Stated problem
Find the word "chart" in the material below and gather every line that contains it.

──────────────────────────────

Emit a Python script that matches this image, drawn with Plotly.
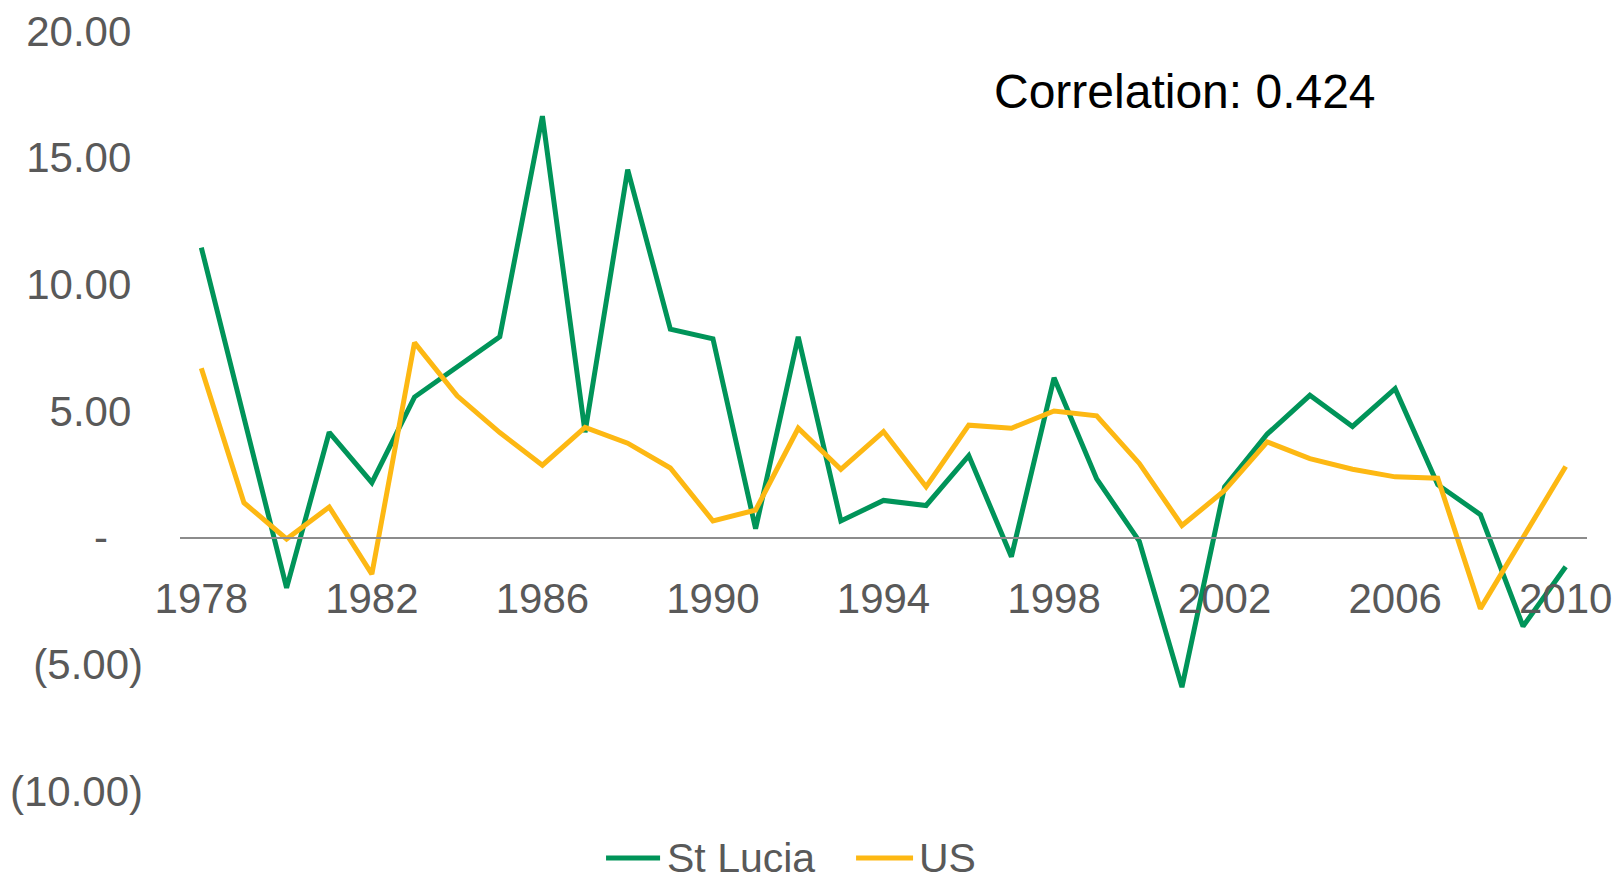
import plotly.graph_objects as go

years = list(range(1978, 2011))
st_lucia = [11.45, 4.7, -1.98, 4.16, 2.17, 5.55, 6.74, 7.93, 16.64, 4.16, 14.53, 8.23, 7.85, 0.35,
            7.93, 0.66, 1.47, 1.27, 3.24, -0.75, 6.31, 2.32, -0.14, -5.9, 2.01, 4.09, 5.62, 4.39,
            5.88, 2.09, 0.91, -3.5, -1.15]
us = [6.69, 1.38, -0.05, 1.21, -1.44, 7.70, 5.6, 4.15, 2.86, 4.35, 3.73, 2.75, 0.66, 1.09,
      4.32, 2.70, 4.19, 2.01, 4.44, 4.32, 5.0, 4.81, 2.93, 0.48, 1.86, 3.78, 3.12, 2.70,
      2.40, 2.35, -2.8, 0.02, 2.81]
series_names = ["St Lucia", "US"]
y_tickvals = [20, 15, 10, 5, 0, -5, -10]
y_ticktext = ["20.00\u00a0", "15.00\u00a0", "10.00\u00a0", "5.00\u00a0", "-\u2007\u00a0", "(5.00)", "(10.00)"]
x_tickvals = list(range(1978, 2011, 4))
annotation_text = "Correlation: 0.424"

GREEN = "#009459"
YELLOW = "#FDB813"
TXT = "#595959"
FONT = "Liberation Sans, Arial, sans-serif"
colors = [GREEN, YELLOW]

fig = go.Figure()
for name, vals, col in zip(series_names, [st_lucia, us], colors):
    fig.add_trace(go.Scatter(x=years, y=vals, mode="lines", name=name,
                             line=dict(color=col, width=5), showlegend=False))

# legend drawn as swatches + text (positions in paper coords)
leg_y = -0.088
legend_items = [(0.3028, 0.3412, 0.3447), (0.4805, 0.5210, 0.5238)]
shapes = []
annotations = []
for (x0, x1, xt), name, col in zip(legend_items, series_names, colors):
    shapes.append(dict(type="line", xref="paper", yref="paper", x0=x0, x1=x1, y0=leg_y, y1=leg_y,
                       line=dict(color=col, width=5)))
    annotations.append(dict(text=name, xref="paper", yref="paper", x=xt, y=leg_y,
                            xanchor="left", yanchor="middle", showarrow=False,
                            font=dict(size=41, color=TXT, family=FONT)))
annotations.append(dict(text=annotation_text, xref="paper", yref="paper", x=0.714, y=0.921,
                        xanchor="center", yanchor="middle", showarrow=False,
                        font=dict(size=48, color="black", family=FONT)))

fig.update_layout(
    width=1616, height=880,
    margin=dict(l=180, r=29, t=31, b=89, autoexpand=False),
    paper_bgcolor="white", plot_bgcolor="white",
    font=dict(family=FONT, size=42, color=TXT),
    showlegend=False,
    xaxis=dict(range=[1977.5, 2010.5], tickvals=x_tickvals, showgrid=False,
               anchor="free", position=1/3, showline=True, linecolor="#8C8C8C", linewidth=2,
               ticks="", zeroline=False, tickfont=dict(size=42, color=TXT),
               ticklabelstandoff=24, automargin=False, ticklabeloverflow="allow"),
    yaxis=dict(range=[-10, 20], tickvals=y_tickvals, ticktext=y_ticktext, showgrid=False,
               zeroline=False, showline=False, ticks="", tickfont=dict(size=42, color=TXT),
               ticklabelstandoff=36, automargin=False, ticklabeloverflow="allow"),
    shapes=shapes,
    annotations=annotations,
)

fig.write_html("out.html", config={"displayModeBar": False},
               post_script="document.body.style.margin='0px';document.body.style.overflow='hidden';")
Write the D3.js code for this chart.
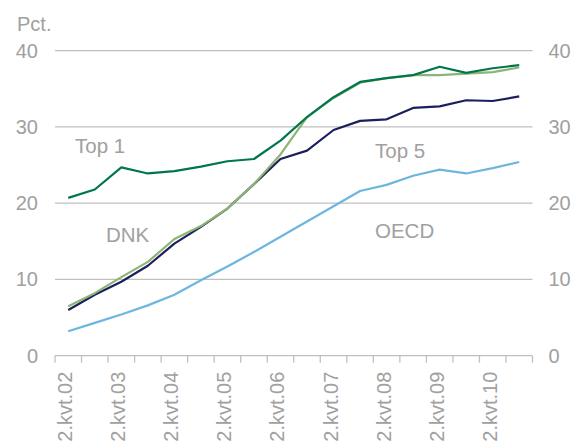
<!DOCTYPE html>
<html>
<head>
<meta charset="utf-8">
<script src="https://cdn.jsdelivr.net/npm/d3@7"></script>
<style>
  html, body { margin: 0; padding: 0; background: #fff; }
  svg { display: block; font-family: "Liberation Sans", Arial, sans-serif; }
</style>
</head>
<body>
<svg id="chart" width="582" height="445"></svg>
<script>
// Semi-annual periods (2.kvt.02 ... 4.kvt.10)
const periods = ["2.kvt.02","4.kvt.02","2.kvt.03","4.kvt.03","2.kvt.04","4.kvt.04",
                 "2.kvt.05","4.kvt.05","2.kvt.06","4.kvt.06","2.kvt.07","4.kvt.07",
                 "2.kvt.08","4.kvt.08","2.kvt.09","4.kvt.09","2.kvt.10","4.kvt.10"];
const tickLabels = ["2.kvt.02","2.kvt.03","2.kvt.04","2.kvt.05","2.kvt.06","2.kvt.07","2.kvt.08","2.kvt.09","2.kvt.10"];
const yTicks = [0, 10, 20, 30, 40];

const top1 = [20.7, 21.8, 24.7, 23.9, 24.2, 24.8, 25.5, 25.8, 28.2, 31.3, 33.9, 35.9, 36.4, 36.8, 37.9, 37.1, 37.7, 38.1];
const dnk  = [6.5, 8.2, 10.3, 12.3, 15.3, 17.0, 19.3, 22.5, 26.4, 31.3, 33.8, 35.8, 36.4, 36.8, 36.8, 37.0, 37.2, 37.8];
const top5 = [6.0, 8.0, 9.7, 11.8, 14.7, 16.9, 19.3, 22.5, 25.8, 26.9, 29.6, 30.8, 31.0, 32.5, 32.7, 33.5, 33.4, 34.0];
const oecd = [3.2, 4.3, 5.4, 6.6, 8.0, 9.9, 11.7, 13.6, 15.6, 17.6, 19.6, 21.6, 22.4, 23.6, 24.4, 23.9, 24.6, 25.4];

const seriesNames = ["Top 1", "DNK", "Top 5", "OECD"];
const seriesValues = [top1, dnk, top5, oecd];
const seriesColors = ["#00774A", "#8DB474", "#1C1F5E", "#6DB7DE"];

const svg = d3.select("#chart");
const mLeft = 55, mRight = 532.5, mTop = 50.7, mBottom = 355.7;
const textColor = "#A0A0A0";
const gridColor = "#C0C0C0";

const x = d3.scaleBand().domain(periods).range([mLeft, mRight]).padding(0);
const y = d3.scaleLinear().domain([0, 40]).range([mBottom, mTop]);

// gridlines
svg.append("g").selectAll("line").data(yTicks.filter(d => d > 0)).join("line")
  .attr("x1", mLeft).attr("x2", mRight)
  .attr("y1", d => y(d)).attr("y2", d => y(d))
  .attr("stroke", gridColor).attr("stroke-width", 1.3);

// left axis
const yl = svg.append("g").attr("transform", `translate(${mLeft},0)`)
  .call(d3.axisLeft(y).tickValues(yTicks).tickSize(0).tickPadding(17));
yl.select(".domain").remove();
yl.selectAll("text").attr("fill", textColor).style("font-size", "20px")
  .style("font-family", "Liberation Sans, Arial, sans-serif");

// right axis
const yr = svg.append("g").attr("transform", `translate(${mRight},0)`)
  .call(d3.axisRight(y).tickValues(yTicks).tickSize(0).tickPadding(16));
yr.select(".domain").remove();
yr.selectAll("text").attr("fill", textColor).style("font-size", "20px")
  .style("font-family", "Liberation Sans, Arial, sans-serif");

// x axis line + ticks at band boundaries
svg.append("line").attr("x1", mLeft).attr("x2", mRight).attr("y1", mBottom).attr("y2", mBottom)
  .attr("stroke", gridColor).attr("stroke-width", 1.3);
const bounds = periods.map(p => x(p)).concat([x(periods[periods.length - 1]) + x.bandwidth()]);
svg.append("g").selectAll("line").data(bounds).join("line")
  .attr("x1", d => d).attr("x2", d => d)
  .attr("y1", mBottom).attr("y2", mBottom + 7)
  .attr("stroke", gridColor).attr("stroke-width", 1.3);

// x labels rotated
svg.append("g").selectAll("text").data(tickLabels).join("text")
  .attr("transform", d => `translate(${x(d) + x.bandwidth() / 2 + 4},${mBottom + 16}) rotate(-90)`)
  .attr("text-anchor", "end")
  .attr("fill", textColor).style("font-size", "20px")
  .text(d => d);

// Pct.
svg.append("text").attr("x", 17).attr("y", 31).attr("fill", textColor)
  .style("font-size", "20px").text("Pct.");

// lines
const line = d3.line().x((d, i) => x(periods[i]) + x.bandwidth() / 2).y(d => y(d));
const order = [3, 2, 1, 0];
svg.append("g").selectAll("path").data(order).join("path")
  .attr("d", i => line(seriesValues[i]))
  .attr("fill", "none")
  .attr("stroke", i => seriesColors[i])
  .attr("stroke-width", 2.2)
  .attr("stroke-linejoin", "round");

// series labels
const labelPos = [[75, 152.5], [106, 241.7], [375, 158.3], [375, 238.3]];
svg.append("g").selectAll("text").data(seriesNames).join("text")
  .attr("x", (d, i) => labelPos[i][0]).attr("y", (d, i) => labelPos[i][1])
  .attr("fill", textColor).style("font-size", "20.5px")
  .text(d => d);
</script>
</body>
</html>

──────────────────────────────

Reply
Write the D3.js code for this chart.
<svg id="chart" width="582" height="445"></svg>
const svg = d3.select("#chart");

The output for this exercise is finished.